Correio Braziliense
postado em 04/05/2020 04:14
Sebastião Salgado
A fotografia sempre me fascinou. Desde os tempos em que brincava de olhar contraluz os negativos e desvendar que imagem sairia daquele pedaço rígido de plástico marrom com impressões que deixavam as pessoas e as paisagens engraçadas. Aproveitava cada segundo de diversão com a máquina analógica de lente 50mm e nome engraçado do meu pai (uma Yashica).
Logo que tive idade para isso, lá pelo início da adolescência, ganhei autorização para manusear a câmera. Uma das partes mais divertidas era puxar o gatilho — uma espécie de alavanca — entre cada um dos cliques e, depois, mover a traquitana que rebobinava o filme, enrolando-o de volta para ser levado à revelação.
Sebastião Salgado foi o primeiro fotógrafo brasileiro que me surpreendeu nessa descoberta da fotografia.
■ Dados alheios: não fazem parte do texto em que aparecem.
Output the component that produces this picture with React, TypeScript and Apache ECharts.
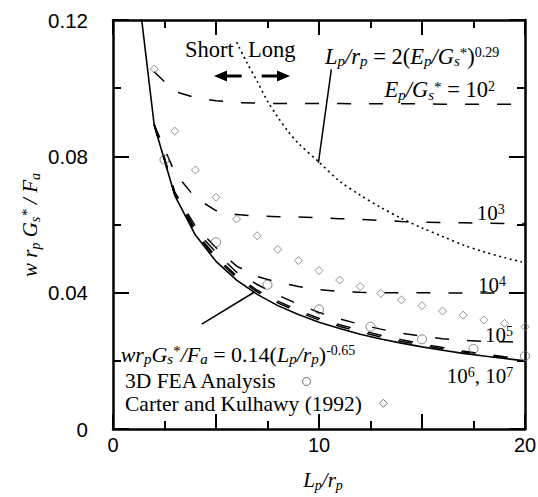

Inicialmente, nos retratos, mais parecidos com poesias em forma de imagem. Anos mais tarde, com a potência de Gênesis e um importante alerta à humanidade sobre ações e consequências. “Ninguém tem o direito de se proteger das tragédias do seu tempo, porque somos todos responsáveis, de certo modo, pelo que acontece na sociedade em que escolhemos viver”, escreveu, na autobiografia Da minha terra à terra.
No mesmo livro, ele resume o próprio ofício e a trajetória como fotógrafo. “Para alguns, sou um fotojornalista. Não é verdade. Para outros, sou um militante. Tampouco. A única verdade é que a fotografia é minha vida. Todas as minhas fotos correspondem a momentos intensamente vividos por mim. Todas elas existem porque a vida, a minha vida, me levou até elas. Porque dentro de mim havia uma raiva que me levou àquele lugar. Às vezes, fui guiado por uma ideologia, outras, simplesmente pela curiosidade ou pela vontade de estar em dado local”, resumiu, em um dos trechos.
Lembrei-me especialmente desta parte da obra porque, na data em que celebramos o Dia Mundial da Liberdade de Imprensa, fotógrafos e outros profissionais da categoria foram agredidos em frente ao Palácio do Planalto, simplesmente por exercerem a profissão.
Enquanto tudo isso acontecia, Sebastião Salgado travava outra batalha, também encampada graças aos caminhos pelos quais a fotografia o guiou: o do direito à vida dos povos indígenas durante a pandemia de Covid-19. Ao lado de Lélia Wanick Salgado, sua companheira de vida e sem quem ele não conseguiria construir o próprio legado, apela ao governo que faça a sua parte. “O Brasil tem uma dívida com seus primeiros habitantes. Essa é a hora de fazer o que já deveria ter sido feito há muito tempo”, afirma, num vídeo que circula nas redes sociais com o pedido de apoio à população.
Em entrevista ao colega Luiz Calcagno, do Correio, o fotógrafo foi além, e fez um alerta importante: “É de conhecimento que o coronavírus pode exterminar grande parcela dessa população. É um genocídio, uma morte anunciada. E se as autoridades não tomarem uma posição, o Brasil passará a ser o responsável pela tragédia”. É mais que política, é sobre vida e responsabilidade.